Fue en la primavera de 1994 cuando recibí una llamada de Braulio Muriel para sumarme a una iniciativa de apoyo a Ruanda, abierta en canal por la guerra fraticida que asoló el país. En la primera reunión aparecimos Luciano González Osorio, periodista; el director de empresas Manuel Ruiz Benítez, el arquitecto Salvador Moreno Peralta y quien esto firma. Allí empezó todo. Surgió la asociación Pangea, el Banco de Alimentos y otras múltiples acciones en ayuda de los que no tienen nada. En sólo tres meses, los malagueños aportaron 140 millones para Ruanda. Fue una explosión de solidaridad de la que pocos podemos olvidarnos.

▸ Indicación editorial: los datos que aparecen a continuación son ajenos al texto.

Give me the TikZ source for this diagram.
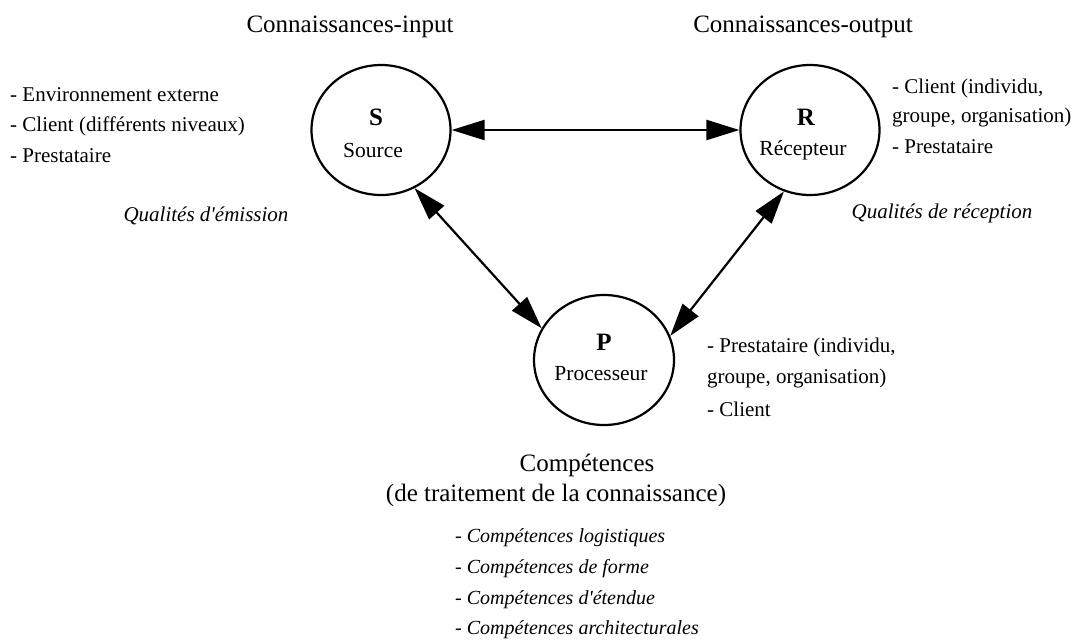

Yo había conocido a Braulio Muriel el 4 de diciembre de 1977, siendo ya senador independiente, cuando Andalucía estalló en defensa de la autonomía. Muriel fue de los que dio la cara para defender al pueblo, como siempre había hecho. Desde entonces nos unió la amistad de quienes tenían unos mismos objetivos. Ahora, a sus 80 años, pero más joven que nunca, quiere dejar la presidencia de Pangea Solidaridad. Con su figura desgarbada, alta, de hablar pausado, mirando a los ojos, Braulio Muriel es de esos hombres, antes que políticos, que han hecho de su vida un servicio a los demás, sin pedir nada a cambio, sin formar ruido, sacar pecho o buscar las páginas de los periódicos.

Es posible que hayamos entrado en una época en la que estos personajes empiezan a ser como piezas de museo en una sociedad donde prima el éxito, la cuenta bancaria y la cuenta de resultados. Por eso el recuerdo de Braulio Muriel no es más que un recordatorio para quienes, en silencio, son consecuentes con sus principios e ideas de solidaridad.

Se marcha de Pangea Solidaridad, pero su obra está ahí, fuerte, pujante, solidaria con los deprimidos, con los que no tienen nada. Tan sólo la esperanza, quizás, de que surjan nuevos personajes que como Braulio Muriel sean capaces de responder la llamada de los necesitados.

(Más pateras, más mujeres embarazadas, más niños, más dolor, más frustración, menos esperanzas. Las playas andaluzas siguen siendo la tierra prometida. A veces, sólo hay muerte).